A steady wind has no aerodynamic effect on the aircraft.

Ask any physicist.

He's moving backward. His (body) groundspeed could not be in the positive unless he's running toward the tail at greater than 500 knots.

What's a Cessna's groundspeed when flying at 50 knots airspeed into a 60 knot headwind? Come aawwn!

Again, we're talking about the speeds of the person not the airplane. The only way the airplane figures into this, is an enclosure of the 500 knot airmass.

no, it's -499 because he is facing the tail. If he stops it goes back to -500. If he turns to face the cockpit while stationary it goes from -500 to +500 almost instantly.

So you choose a ground-centric reference frame for the velocity vector, but a anthropomorphic reference frame for the maginitude?

You are out of your depth - stop digging.

PDR

Why do you think?

Do you apply the same criticism to a Cessna flying on an East heading in an East-to-West wind?

I'll tell you the same thing I told Brercrow: Look at scenario A, and see that everything checks out, as should be common sense to a private pilot. Then see how every element translates to scenario B. I'll even paste it right in here so you don't have to scroll up. Have I made any mistakes in the translations?

Scenario A (Cessna)
final groundspeed minus initial groundspeed
(airspeed + tailwind) - (airspeed - headwind)
(100+10)-(100-10)
110-90
20

Scenario B (Person inside airliner)
final groundspeed minus initial groundspeed
(airspeed + tailwind) - (airspeed - headwind)
or, if you like:
(walk + tailwind) - (walk - headwind)
(1+500)-(1-500)
501-(-499)
1000

It is simply HIS groundspeed measured from his frame of reference.

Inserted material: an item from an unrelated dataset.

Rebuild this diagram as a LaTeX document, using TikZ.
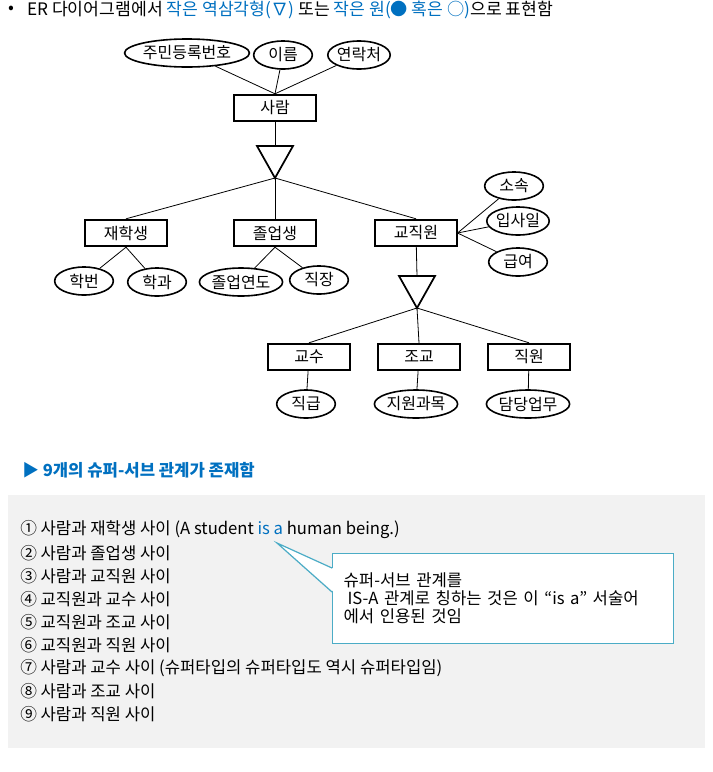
\documentclass[tikz,border=0pt]{standalone}
\usepackage{fontspec}
\setmainfont{Noto Sans CJK KR}
\usetikzlibrary{positioning,shapes.geometric,calc}

\definecolor{isablue}{RGB}{0,112,192}
\definecolor{calloutline}{RGB}{75,172,198}
\definecolor{boxgray}{RGB}{242,242,242}

\tikzset{
  entity/.style={draw,line width=1.3pt,minimum width=61pt,minimum height=20pt,inner sep=0pt,font=\fontsize{12}{14}\selectfont},
  attr/.style={draw,ellipse,line width=1.2pt,minimum width=44pt,minimum height=21pt,inner sep=0pt,font=\fontsize{12}{14}\selectfont},
  link/.style={line width=0.6pt},
  listitem/.style={anchor=west,inner sep=0pt,font=\fontsize{12.5}{14}\selectfont}
}

\begin{document}
\begin{tikzpicture}[x=0.75pt,y=-0.75pt]

\newcommand\isatriangle[2]
{
    \coordinate (#2-top) at (#1);
    \coordinate (#2-tip) at ($(#1)+(0,32)$);
    \draw [line width=1.3pt] ($(#1)+(-18,0)$) -- ($(#1)+(18,0)$) -- (#2-tip) -- cycle;
}

\useasboundingbox (0,0) rectangle (713,772);

\node (bullet) [anchor=west,inner sep=0pt,font=\fontsize{12.9}{15}\selectfont] at (8,10) {•};
\node (intro) [anchor=west,inner sep=0pt,font=\fontsize{12.9}{15}\selectfont] at (27,10) {ER 다이어그램에서 \textcolor{isablue}{작은 역삼각형(∇)} 또는 \textcolor{isablue}{작은 원(● 혹은 ○)}으로 표현함};

% supertype
\node (person) [entity] at (275,108) {사람};
\node (regno) [attr] at (187,53) {주민등록번호};
\node (name) [attr] at (283,55) {이름};
\node (phone) [attr] at (359,55) {연락처};
\foreach \a in {regno,name,phone}
    \draw [link] (\a) -- (person.north);

\isatriangle{275,146}{isa1}
\draw [link] (person) -- (isa1-top);

\node (student) [entity] at (126,233) {재학생};
\node (graduate) [entity] at (275,233) {졸업생};
\node (employee) [entity] at (416,233) {교직원};
\foreach \s in {student,graduate,employee}
    \draw [link] (isa1-tip) -- (\s.north);

\node (studentno) [attr] at (84,281) {학번};
\node (major) [attr] at (157,282) {학과};
\node (gradyear) [attr] at (241,282) {졸업연도};
\node (workplace) [attr] at (319,280) {직장};
\draw [link] (student.south) -- (studentno);
\draw [link] (student.south) -- (major);
\draw [link] (graduate.south) -- (gradyear);
\draw [link] (graduate.south) -- (workplace);

\node (dept) [attr] at (514,186) {소속};
\node (hiredate) [attr] at (518,221) {입사일};
\node (salary) [attr] at (518,262) {급여};
\foreach \a in {dept,hiredate,salary}
    \draw [link] (employee.east) -- (\a);

% subtypes of employee
\isatriangle{417,276}{isa2}
\draw [link] (employee) -- (isa2-top);

\node (professor) [entity] at (309,357) {교수};
\node (assistant) [entity] at (419,357) {조교};
\node (clerk) [entity] at (529,357) {직원};
\foreach \s in {professor,assistant,clerk}
    \draw [link] (isa2-tip) -- (\s.north);

\node (rank) [attr] at (306,404) {직급};
\node (subject) [attr] at (416,404) {지원과목};
\node (duty) [attr] at (528,404) {담당업무};
\draw [link] (professor) -- (rank);
\draw [link] (assistant) -- (subject);
\draw [link] (clerk) -- (duty);

% list of relations
\node (heading) [anchor=west,inner sep=0pt,text=isablue,font=\bfseries\fontsize{12.5}{14}\selectfont] at (22,470) {▶ 9개의 슈퍼-서브 관계가 존재함};
\fill [boxgray] (8,495) rectangle (705,748);

\foreach \t [count=\i] in {%
    ① 사람과 재학생 사이 (A student \textcolor{isablue}{is a} human being.),
    ② 사람과 졸업생 사이,
    ③ 사람과 교직원 사이,
    ④ 교직원과 교수 사이,
    ⑤ 교직원과 조교 사이,
    ⑥ 교직원과 직원 사이,
    ⑦ 사람과 교수 사이 (슈퍼타입의 슈퍼타입도 역시 슈퍼타입임),
    ⑧ 사람과 조교 사이,
    ⑨ 사람과 직원 사이}
    \node (item\i) [listitem] at (20,{507+23*\i}) {\t};

\node (note) [draw=calloutline,fill=white,line width=0.9pt,anchor=north west,text width=239pt,minimum height=67.5pt,inner xsep=8.25pt,align=left,font=\fontsize{12.5}{13.5}\selectfont] at (332,553) {슈퍼-서브 관계를\\\hspace*{3pt}IS-A 관계로 칭하는 것은 이 “is a” 서술어\\에서 인용된 것임};
\coordinate (isatip) at (277,543);
\fill [white] (isatip) -- ($(note.north west)+(1.2,15.5)$) -- ($(note.north west)+(1.2,38.5)$) -- cycle;
\draw [calloutline,line width=0.9pt] ($(note.north west)+(0,15)$) -- (isatip) -- ($(note.north west)+(0,39)$);

\end{tikzpicture}
\end{document}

You're adopting a frame of reference which changes orientation with the person. The only way you can make sense of any of this is with a constant, non-accelerated frame of reference.

the airliner is flying East at 500 knots. the passenger is walking toward the tail at one knot, he is still moving East at 499 knots. He's not moving west merely because he's facing west.

While I obviously think Brecrow's theory is fallacy, I have to agree with him that the analogy the two if you are using here is just as flawed.

The airliner (= airmass container = wind) is flying WEST at 500 knots. The person is initially walking East (1 knot airspeed, -499 groundspeed) turning around to West (1 knot airspeed, 501 knots groundspeed).